The word "attenuate" is rarely used, except when describing recoil pads. Recoil pads do soak up recoil, and reduce the velocity of the recoil pulse as well in a meaningful way.

The best recoil pads on the market are the Kick-Eez and the Limbsaver. The choice between the two normally hinges on whether I seek to add weight to the butt of a shotgun to improve its balance. If I want a touch of extra weight, the solid and relatively heavy Kick-Eez pads get the call. If not, the lighter Limbsaver gets the nod. Both do a substantial and meaningful job of addressing felt recoil.

VIII. Action Type

Nothing kicks harder than a fixed breech gun and without question gas semi-auto guns have far less felt recoil than other action types. They achieve this by breaking up the recoil pulse into sections (the same recoil, but at lower level over a longer period of time), as beautifully described by Bob Brister is his book Shotgunning, The Art and the Science.

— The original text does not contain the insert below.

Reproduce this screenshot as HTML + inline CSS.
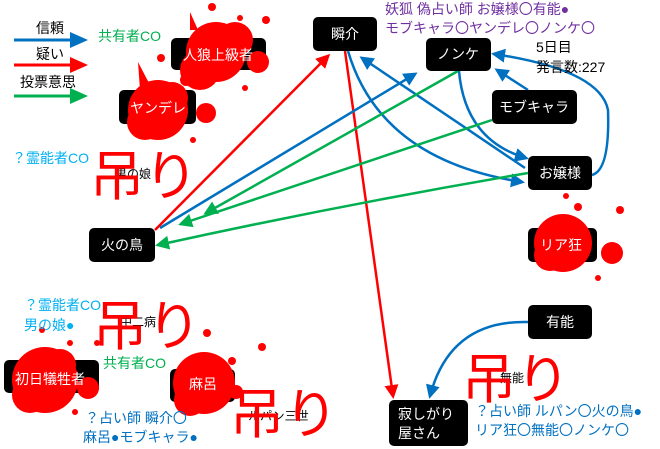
<!DOCTYPE html>
<html><head><meta charset="utf-8"><style>
html,body{margin:0;padding:0;background:#fff;}
svg{display:block;font-family:"Liberation Sans","Noto Sans CJK JP",sans-serif;}
</style></head><body>
<svg width="660" height="449" viewBox="0 0 660 449" xmlns="http://www.w3.org/2000/svg">
<defs>
<marker id="ab" markerWidth="14" markerHeight="14" refX="11" refY="7" orient="auto" markerUnits="userSpaceOnUse"><path d="M0,0 L14,7 L0,14 z" fill="#0070c0"/></marker>
<marker id="ar" markerWidth="14" markerHeight="14" refX="11" refY="7" orient="auto" markerUnits="userSpaceOnUse"><path d="M0,0 L14,7 L0,14 z" fill="#ff0000"/></marker>
<marker id="ag" markerWidth="14" markerHeight="14" refX="11" refY="7" orient="auto" markerUnits="userSpaceOnUse"><path d="M0,0 L14,7 L0,14 z" fill="#00b050"/></marker>
</defs>
<style>
.n{fill:#000;}
.t{fill:#fff;font-size:14px;text-anchor:middle;}
.b{stroke:#0070c0;stroke-width:2.5;fill:none;}
.r{stroke:#ff0000;stroke-width:2.5;fill:none;}
.g{stroke:#00b050;stroke-width:2.5;fill:none;}
.bl{fill:#ff0000;}
</style>
<!-- legend -->
<text x="36" y="33" font-size="14">信頼</text>
<line x1="14" y1="40" x2="70" y2="40" stroke="#0070c0" stroke-width="3"/><path d="M70,32 L88,40 L70,48z" fill="#0070c0"/>
<text x="36" y="59" font-size="14">疑い</text>
<line x1="14" y1="65" x2="70" y2="65" stroke="#ff0000" stroke-width="3"/><path d="M70,57 L88,65 L70,73z" fill="#ff0000"/>
<text x="20" y="87" font-size="14">投票意思</text>
<line x1="14" y1="96" x2="70" y2="96" stroke="#00b050" stroke-width="3"/><path d="M70,88 L88,96 L70,104z" fill="#00b050"/>

<!-- edges -->
<line class="r" x1="155" y1="230" x2="328" y2="56" marker-end="url(#ar)"/>
<line class="r" x1="345" y1="51" x2="393" y2="396" marker-end="url(#ar)"/>
<line class="b" x1="160" y1="228" x2="415" y2="74" marker-end="url(#ab)"/>
<line class="b" x1="525" y1="168" x2="362" y2="58" marker-end="url(#ab)"/>
<path class="b" d="M348,51 Q380,160 522,182" marker-end="url(#ab)"/>
<path class="b" d="M459,71 Q465,140 526,158" marker-end="url(#ab)"/>
<line class="b" x1="528" y1="90" x2="497" y2="70" marker-end="url(#ab)"/>
<path class="b" d="M592,175 Q610,170 608,110 Q600,70 494,54" marker-end="url(#ab)"/>
<line class="g" x1="458" y1="71" x2="206" y2="213" marker-end="url(#ag)"/>
<line class="g" x1="492" y1="120" x2="181" y2="224" marker-end="url(#ag)"/>
<path class="g" d="M528,173 Q340,205 158,245" marker-end="url(#ag)"/>
<path class="b" d="M528,322 Q450,320 430,396" marker-end="url(#ab)"/>

<!-- nodes -->
<rect class="n" x="313" y="17" width="64" height="34" rx="5"/><text class="t" x="345" y="39">瞬介</text>
<rect class="n" x="426" y="38" width="65" height="33" rx="5"/><text class="t" x="458" y="59">ノンケ</text>
<rect class="n" x="492" y="90" width="85" height="34" rx="5"/><text class="t" x="534" y="112">モブキャラ</text>
<rect class="n" x="528" y="156" width="64" height="34" rx="5"/><text class="t" x="560" y="178">お嬢様</text>
<rect class="n" x="89" y="228" width="66" height="34" rx="5"/><text class="t" x="122" y="250">火の鳥</text>
<rect class="n" x="528" y="305" width="64" height="34" rx="5"/><text class="t" x="560" y="327">有能</text>
<rect class="n" x="389" y="400" width="79" height="46" rx="5"/><text x="398" y="419" fill="#fff" font-size="14">寂しがり</text><text x="398" y="438" fill="#fff" font-size="14">屋さん</text>

<!-- dead nodes -->
<rect class="n" x="171" y="38" width="95" height="32" rx="5"/>
<rect class="n" x="119" y="90" width="77" height="34" rx="5"/>
<rect class="n" x="528" y="228" width="69" height="34" rx="5"/>
<rect class="n" x="4" y="360" width="95" height="33" rx="5"/>
<rect class="n" x="170" y="369" width="65" height="33" rx="5"/>
<g class="bl">
<circle cx="216" cy="52" r="30"/><circle cx="200" cy="70" r="20"/><circle cx="235" cy="40" r="18"/><circle cx="258" cy="62" r="11"/><circle cx="212" cy="7" r="4"/><circle cx="240" cy="18" r="3"/><circle cx="266" cy="20" r="4"/><circle cx="161" cy="58" r="4"/><circle cx="245" cy="88" r="3"/><circle cx="186" cy="80" r="6"/><path d="M190,30 L190,12 L198,30z"/>
<circle cx="158" cy="110" r="30"/><circle cx="145" cy="122" r="18"/><circle cx="172" cy="98" r="16"/><circle cx="206" cy="113" r="10"/><circle cx="193" cy="140" r="3"/><path d="M140,90 L138,62 L150,85z"/>
<circle cx="563" cy="243" r="29"/><circle cx="550" cy="255" r="16"/><circle cx="612" cy="253" r="11"/><circle cx="598" cy="278" r="3"/><circle cx="566" cy="196" r="3"/><circle cx="578" cy="207" r="4"/><circle cx="620" cy="210" r="4"/>
<circle cx="45" cy="380" r="33"/><circle cx="30" cy="395" r="18"/><circle cx="60" cy="365" r="16"/><circle cx="88" cy="388" r="11"/><circle cx="42" cy="330" r="3"/><circle cx="70" cy="343" r="3"/><circle cx="97" cy="343" r="3"/><circle cx="75" cy="412" r="3"/>
<circle cx="204" cy="383" r="31"/><circle cx="190" cy="400" r="16"/><circle cx="232" cy="361" r="4"/><circle cx="262" cy="347" r="4"/><circle cx="207" cy="333" r="4"/><circle cx="236" cy="392" r="7"/>
</g>
<text class="t" x="218" y="60">人狼上級者</text>
<text class="t" x="158" y="113">ヤンデレ</text>
<text class="t" x="561" y="250">リア狂</text>
<text class="t" x="50" y="384">初日犠牲者</text>
<text class="t" x="203" y="389">麻呂</text>

<!-- small hidden labels -->
<text x="115" y="178" font-size="12">男の娘</text>
<text x="120" y="326" font-size="12">中二病</text>
<text x="248" y="420" font-size="12">ルパン三世</text>
<text x="500" y="382" font-size="12">無能</text>

<!-- 吊り -->
<g fill="#ff0000" font-size="54">
<text x="90" y="195">吊り</text>
<text x="93" y="345">吊り</text>
<text x="230" y="433">吊り</text>
<text x="462" y="398">吊り</text>
</g>

<!-- annotations -->
<text x="98" y="41" font-size="14" fill="#00b050">共有者CO</text>
<text x="103" y="368" font-size="14" fill="#00b050">共有者CO</text>
<text x="12" y="163" font-size="14" fill="#00b0f0">？霊能者CO</text>
<text x="24" y="310" font-size="14" fill="#00b0f0">？霊能者CO</text>
<text x="24" y="330" font-size="14" fill="#00b0f0">男の娘●</text>
<text x="85" y="423" font-size="14" fill="#0070c0">？占い師 瞬介〇</text>
<text x="83" y="442" font-size="14" fill="#0070c0">麻呂●モブキャラ●</text>
<text x="385" y="14" font-size="14" fill="#7030a0">妖狐 偽占い師 お嬢様〇有能●</text>
<text x="385" y="33" font-size="14" fill="#7030a0">モブキャラ〇ヤンデレ〇ノンケ〇</text>
<text x="536" y="52" font-size="14">5日目</text>
<text x="536" y="72" font-size="14">発言数:227</text>
<text x="475" y="416" font-size="14" fill="#0070c0">？占い師 ルパン〇火の鳥●</text>
<text x="475" y="435" font-size="14" fill="#0070c0">リア狂〇無能〇ノンケ〇</text>
</svg>
</body></html>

To sum up, it is impossible to get away from muzzle velocity, payload, and gun weight as basic components of free recoil, because they are. Mercury recoil reducers add weight to the gun, but little else. Quality recoil pads make high-volume shooting more fun, as do gas-operated semi-autos. Most other recoil "fixes" have comparatively little value.

The effects of recoil are cumulative, and you might not discover the difference until you've shot a case of shells. Then the difference between feeling essentially normal, or feeling like you've been pounded into the ground like a tent stake, is not that hard to discern.